Colonial by the Numbers

  • Colonial consists of 5,500 miles of liquid petroleum pipelines. Two mainlines form the backbone of Colonial, with 65 stub lines extending from the mainlines to significantly broaden Colonial’s service area. 
  • The mainlines are Lines 1 and 2 Line 1 primarily transport about 1.5 million barrels a day, with Line 2 daily transporting about 1.0 million barrels of distillates – diesel fuel, jet fuel for commercial aviation, home heating oil and fuels for the U.S. military. 
  • These mainlines terminate in Greensboro, N.C., where product is placed in storage for either regional distribution in North Carolina or rescheduling to the Northeast via Lines 3 and 4. Line 3 goes all the way to the New York harbor while Line 4 terminates in central Maryland. 

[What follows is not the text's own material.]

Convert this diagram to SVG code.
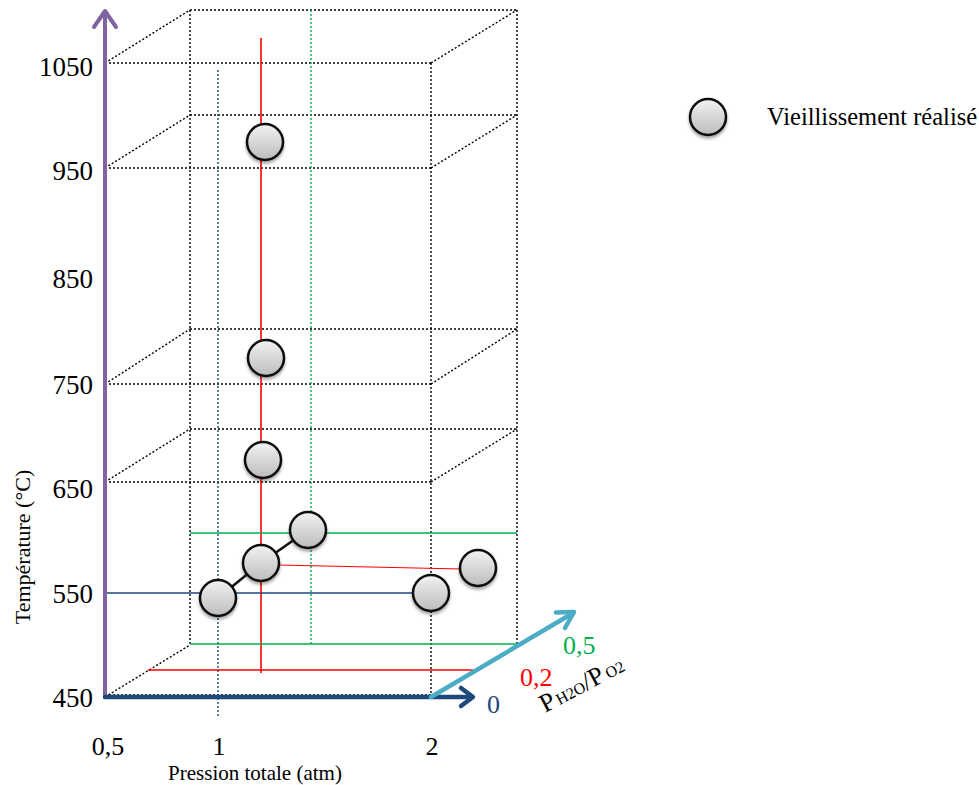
<svg xmlns="http://www.w3.org/2000/svg" width="979" height="785" viewBox="0 0 979 785">
<style>
  .dot { stroke: #000; stroke-width: 1.4; stroke-dasharray: 2 2; fill: none; }
  .t { font-family: "Liberation Serif", "Times New Roman", serif; fill: #000; }
  .num { font-size: 27px; }
  .pt { fill: url(#g); stroke: #111; stroke-width: 2.5; filter: url(#sh); }
  .arr { fill: none; stroke-linecap: round; stroke-linejoin: round; }
</style>
<defs>
  <linearGradient id="g" x1="0" y1="0" x2="0" y2="1">
    <stop offset="0" stop-color="#f2f2f2"/>
    <stop offset="1" stop-color="#bcbcbc"/>
  </linearGradient>
  <filter id="sh" x="-30%" y="-30%" width="160%" height="170%">
    <feDropShadow dx="0" dy="2.5" stdDeviation="1.8" flood-color="#000" flood-opacity="0.35"/>
  </filter>
</defs>
<rect width="979" height="785" fill="#fff"/>

<g id="grid">
  <line class="dot" x1="105" y1="63" x2="431" y2="63"/>
  <line class="dot" x1="105" y1="168" x2="431" y2="168"/>
  <line class="dot" x1="105" y1="384" x2="431" y2="384"/>
  <line class="dot" x1="105" y1="482" x2="431" y2="482"/>
  <line class="dot" x1="105" y1="695" x2="431" y2="695"/>
  <line class="dot" x1="190" y1="10" x2="517" y2="10"/>
  <line class="dot" x1="190" y1="115" x2="517" y2="115"/>
  <line class="dot" x1="190" y1="329" x2="517" y2="329"/>
  <line class="dot" x1="190" y1="429" x2="517" y2="429"/>
  <line class="dot" x1="105" y1="63" x2="190" y2="10"/>
  <line class="dot" x1="105" y1="168" x2="190" y2="115"/>
  <line class="dot" x1="105" y1="384" x2="190" y2="329"/>
  <line class="dot" x1="105" y1="482" x2="190" y2="429"/>
  <line class="dot" x1="105" y1="697" x2="190" y2="645"/>
  <line class="dot" x1="431" y1="63" x2="517" y2="10"/>
  <line class="dot" x1="431" y1="168" x2="517" y2="115"/>
  <line class="dot" x1="431" y1="384" x2="517" y2="329"/>
  <line class="dot" x1="431" y1="482" x2="517" y2="429"/>
  <line class="dot" x1="190" y1="10" x2="190" y2="645"/>
  <line class="dot" x1="517" y1="10" x2="517" y2="645"/>
  <line class="dot" x1="431" y1="63" x2="431" y2="697"/>
  <line class="dot" style="stroke:#1F497D" x1="218" y1="70" x2="218" y2="718"/>
  <line class="dot" style="stroke:#00B050" x1="311" y1="10" x2="311" y2="645"/>
</g>

<g id="connectors">
  <line x1="261" y1="38" x2="261" y2="673" stroke="#FF0000" stroke-width="1.6"/>
  <line x1="148" y1="670" x2="473" y2="670" stroke="#FF0000" stroke-width="1.6"/>
  <line x1="190" y1="533" x2="517" y2="533" stroke="#00B050" stroke-width="1.6"/>
  <line x1="190" y1="644" x2="517" y2="644" stroke="#00B050" stroke-width="1.6"/>
  <line x1="105" y1="593" x2="415" y2="593" stroke="#1F497D" stroke-width="1.6"/>
  <line x1="278" y1="565" x2="462" y2="569" stroke="#FF0000" stroke-width="1.2"/>
  <polyline points="218,598 261,563 308,530" fill="none" stroke="#111" stroke-width="2.5"/>
</g>

<g id="axes">
  <line class="arr" x1="105" y1="697" x2="105" y2="13" stroke="#8064A2" stroke-width="4"/>
  <polyline class="arr" points="94,27 105,11 116,27" stroke="#8064A2" stroke-width="4"/>
  <line class="arr" x1="105" y1="697" x2="472" y2="697" stroke="#1F497D" stroke-width="4.5"/>
  <polyline class="arr" points="461,688 473,697 461,706" stroke="#1F497D" stroke-width="4.5"/>
  <line class="arr" x1="431" y1="697" x2="573" y2="613" stroke="#4BACC6" stroke-width="4.5"/>
  <polyline class="arr" points="556,612.5 574,612 565,628" stroke="#4BACC6" stroke-width="4.5"/>
</g>

<g id="p1"><circle class="pt" cx="265" cy="142" r="18"/></g>
<g id="p2"><circle class="pt" cx="266" cy="358" r="18"/></g>
<g id="p3"><circle class="pt" cx="263" cy="460" r="18"/></g>
<g id="p4"><circle class="pt" cx="308" cy="530" r="18"/></g>
<g id="p5"><circle class="pt" cx="261" cy="563" r="18"/></g>
<g id="p6"><circle class="pt" cx="218" cy="598" r="18"/></g>
<g id="p7"><circle class="pt" cx="431" cy="593" r="18"/></g>
<g id="p8"><circle class="pt" cx="478" cy="568" r="18"/></g>

<g id="legend">
  <circle class="pt" cx="708" cy="117" r="18"/>
  <text class="t" x="767" y="125" font-size="24.5">Vieillissement réalisé</text>
</g>

<g id="labels">
  <text class="t num" x="93" y="76" text-anchor="end">1050</text>
  <text class="t num" x="93" y="180" text-anchor="end">950</text>
  <text class="t num" x="93" y="288" text-anchor="end">850</text>
  <text class="t num" x="93" y="394" text-anchor="end">750</text>
  <text class="t num" x="93" y="498" text-anchor="end">650</text>
  <text class="t num" x="93" y="603" text-anchor="end">550</text>
  <text class="t num" x="93" y="707" text-anchor="end">450</text>
  <text class="t" transform="translate(30,547) rotate(-90)" text-anchor="middle" font-size="22">Température (°C)</text>
  <text class="t" x="108" y="755" text-anchor="middle" font-size="26">0,5</text>
  <text class="t" x="219" y="755" text-anchor="middle" font-size="26">1</text>
  <text class="t" x="432" y="755" text-anchor="middle" font-size="26">2</text>
  <text class="t" x="255" y="780" text-anchor="middle" font-size="21">Pression totale (atm)</text>
  <text class="t" x="487" y="713" font-size="26" style="fill:#1F497D">0</text>
  <text class="t" x="520" y="686" font-size="26" style="fill:#FF0000">0,2</text>
  <text class="t" x="563" y="654" font-size="26" style="fill:#00B050">0,5</text>
  <text class="t" transform="translate(545,713) rotate(-28)" font-size="26">P<tspan font-size="16" dx="2">H2O</tspan>/P<tspan font-size="16" dx="3">O2</tspan></text>
</g>
</svg>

To get the big picture, understand that Colonial’s 5,500 miles of pipe is part of 185,000 miles of U.S. pipeline infrastructure carrying liquid petroleum products. That makes Colonial about 3% of the pipe. Due to Colonial’s large diameter pipe, we transport between 15%-20% of U.S. pipeline shipments. On the East Coast, that number is closer to 40%. This makes Colonial the largest-volume refined liquid petroleum products pipeline operating in the world.

Injection Sites

Colonial transports more than 100 million gallons of product every day, transporting it from 30 refineries to markets across the Southeast and Eastern Seaboard. The 18 injection points for product are primarily located along the Gulf Coast. The largest inject stations are in Pasadena, Beaumont and Port Arthur, Texas; Lake Charles, Louisiana; and Collins, Mississippi. 

When a gallon of gasoline is injected into Line 1 in Pasadena, it takes about 18 – 21 days traveling at a rate of four miles per hour to reach Linden, New Jersey. 

Colonial Critical to Several Key Markets

Colonial delivers to customers who ultimately supply consumers. Those deliveries routinely occur on a five-day schedule, so customers can plan their service and schedule their re-supply. Customers, and not Colonial, determine where their product is delivered. That’s why reliability joins safety, efficiency and compliance as one of the four pillars of Colonial’s operations.